[INPUT]
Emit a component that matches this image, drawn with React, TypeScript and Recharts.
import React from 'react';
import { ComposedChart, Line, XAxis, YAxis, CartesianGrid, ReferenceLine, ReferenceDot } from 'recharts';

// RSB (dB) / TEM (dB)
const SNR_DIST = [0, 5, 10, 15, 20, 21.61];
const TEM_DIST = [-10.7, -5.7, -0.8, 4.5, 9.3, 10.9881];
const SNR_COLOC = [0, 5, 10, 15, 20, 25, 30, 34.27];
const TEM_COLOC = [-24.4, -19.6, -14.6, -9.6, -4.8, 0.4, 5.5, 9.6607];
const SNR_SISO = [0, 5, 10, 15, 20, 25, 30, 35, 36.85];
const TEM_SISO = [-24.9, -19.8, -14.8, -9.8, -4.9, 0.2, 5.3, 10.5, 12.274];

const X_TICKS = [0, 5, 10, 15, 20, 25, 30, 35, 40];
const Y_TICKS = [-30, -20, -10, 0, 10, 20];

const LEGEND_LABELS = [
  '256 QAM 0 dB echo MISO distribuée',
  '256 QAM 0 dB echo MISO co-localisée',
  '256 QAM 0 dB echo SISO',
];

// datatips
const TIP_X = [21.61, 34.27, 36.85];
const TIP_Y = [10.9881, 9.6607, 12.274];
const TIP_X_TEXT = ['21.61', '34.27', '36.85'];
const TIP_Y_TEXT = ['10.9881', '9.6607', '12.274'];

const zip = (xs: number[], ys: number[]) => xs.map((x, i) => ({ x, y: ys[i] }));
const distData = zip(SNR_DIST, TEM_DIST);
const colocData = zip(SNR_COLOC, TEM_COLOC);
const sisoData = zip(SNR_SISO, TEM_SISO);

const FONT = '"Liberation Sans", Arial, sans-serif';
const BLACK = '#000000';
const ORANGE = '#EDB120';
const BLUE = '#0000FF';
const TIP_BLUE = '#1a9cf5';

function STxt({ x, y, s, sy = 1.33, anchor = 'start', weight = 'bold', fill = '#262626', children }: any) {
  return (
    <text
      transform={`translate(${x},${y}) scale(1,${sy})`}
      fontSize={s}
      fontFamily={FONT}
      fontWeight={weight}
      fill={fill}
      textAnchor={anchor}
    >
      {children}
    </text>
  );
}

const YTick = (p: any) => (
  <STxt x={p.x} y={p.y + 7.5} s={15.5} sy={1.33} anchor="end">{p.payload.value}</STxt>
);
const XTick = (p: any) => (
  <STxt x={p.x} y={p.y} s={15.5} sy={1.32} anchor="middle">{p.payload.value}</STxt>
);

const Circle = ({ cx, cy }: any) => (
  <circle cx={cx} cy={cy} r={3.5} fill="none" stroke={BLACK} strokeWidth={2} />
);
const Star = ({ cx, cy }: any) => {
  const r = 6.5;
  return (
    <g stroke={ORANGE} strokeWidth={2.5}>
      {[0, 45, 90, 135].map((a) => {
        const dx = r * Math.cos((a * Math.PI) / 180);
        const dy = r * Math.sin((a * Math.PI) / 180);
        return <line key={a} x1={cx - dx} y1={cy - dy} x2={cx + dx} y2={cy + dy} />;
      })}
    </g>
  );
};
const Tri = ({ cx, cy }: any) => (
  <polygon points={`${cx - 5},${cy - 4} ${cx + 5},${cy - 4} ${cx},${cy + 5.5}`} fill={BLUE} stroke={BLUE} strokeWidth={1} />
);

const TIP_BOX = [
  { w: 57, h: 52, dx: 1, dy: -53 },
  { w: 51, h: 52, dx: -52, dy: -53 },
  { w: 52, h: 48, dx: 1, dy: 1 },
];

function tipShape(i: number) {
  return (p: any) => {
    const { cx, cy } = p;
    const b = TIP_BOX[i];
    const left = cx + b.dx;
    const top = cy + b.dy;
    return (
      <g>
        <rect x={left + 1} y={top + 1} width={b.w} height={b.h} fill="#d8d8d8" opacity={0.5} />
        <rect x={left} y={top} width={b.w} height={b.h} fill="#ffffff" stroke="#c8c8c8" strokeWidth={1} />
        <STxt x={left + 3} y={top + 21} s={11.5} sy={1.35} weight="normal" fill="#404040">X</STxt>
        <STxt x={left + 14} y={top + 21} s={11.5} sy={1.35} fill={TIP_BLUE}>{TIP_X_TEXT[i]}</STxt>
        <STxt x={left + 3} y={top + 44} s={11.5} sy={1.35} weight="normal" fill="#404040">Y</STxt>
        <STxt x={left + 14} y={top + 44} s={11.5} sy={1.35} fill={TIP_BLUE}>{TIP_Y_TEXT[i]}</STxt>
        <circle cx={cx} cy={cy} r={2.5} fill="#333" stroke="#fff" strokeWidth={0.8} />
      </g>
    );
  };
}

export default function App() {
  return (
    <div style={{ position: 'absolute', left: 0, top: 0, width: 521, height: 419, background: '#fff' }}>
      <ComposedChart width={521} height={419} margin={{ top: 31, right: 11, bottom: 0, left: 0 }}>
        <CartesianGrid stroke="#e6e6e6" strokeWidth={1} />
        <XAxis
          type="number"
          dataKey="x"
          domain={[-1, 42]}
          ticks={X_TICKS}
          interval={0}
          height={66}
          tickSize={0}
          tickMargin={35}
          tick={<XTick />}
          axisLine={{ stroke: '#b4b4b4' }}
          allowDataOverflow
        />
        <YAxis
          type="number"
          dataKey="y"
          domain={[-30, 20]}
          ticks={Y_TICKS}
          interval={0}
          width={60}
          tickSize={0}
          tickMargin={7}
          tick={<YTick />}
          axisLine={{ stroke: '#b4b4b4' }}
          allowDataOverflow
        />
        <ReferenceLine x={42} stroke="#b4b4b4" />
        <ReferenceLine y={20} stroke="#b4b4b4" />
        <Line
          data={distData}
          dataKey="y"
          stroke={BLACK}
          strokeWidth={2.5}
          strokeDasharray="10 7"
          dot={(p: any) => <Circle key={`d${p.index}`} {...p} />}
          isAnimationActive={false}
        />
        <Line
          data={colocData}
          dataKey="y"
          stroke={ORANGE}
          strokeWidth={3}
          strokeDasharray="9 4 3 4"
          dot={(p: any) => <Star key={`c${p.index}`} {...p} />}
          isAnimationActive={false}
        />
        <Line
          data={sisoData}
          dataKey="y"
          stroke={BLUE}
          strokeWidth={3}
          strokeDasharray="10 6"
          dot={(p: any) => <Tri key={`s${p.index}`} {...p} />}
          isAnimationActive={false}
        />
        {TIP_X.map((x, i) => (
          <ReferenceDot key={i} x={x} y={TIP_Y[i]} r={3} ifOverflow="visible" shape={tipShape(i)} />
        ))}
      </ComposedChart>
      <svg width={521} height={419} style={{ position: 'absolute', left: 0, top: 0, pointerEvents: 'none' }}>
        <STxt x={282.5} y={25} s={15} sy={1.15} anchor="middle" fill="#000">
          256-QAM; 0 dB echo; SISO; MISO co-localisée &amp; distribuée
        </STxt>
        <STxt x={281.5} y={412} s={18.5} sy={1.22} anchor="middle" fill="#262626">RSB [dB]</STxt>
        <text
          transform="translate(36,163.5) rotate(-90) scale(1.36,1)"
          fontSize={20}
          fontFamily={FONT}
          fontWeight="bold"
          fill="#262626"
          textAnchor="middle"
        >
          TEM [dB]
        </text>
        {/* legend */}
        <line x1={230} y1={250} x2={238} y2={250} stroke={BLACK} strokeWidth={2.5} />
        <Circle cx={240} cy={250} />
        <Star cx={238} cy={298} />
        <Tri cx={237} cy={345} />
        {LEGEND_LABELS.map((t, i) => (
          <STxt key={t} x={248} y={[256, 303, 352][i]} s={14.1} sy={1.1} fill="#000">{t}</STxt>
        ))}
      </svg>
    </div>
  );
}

==

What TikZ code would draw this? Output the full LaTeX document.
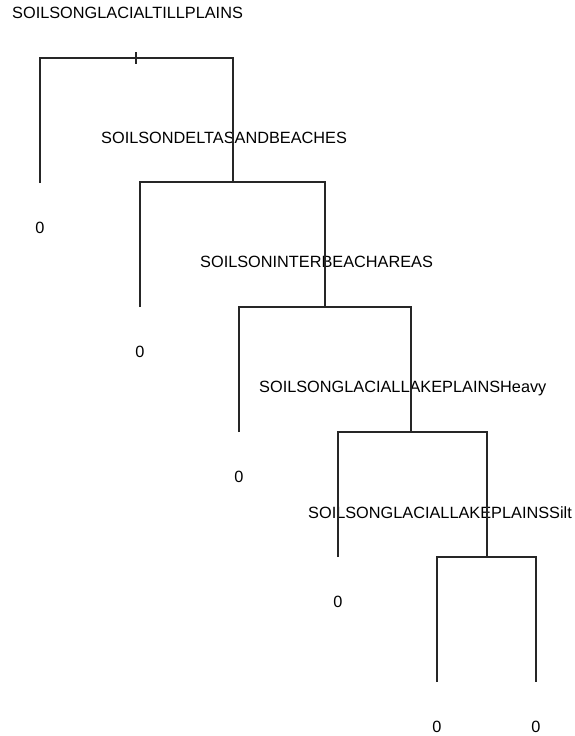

[THE TASK] In the material above, locate the line containing "Emit a component" and the line containing "CartesianGrid, ReferenceLine, ReferenceDot". Transcribe exactly those two lines and every line between them, and nothing more.

[CORRECT RESULT]
Emit a component that matches this image, drawn with React, TypeScript and Recharts.
import React from 'react';
import { ComposedChart, Line, XAxis, YAxis, CartesianGrid, ReferenceLine, ReferenceDot } from 'recharts';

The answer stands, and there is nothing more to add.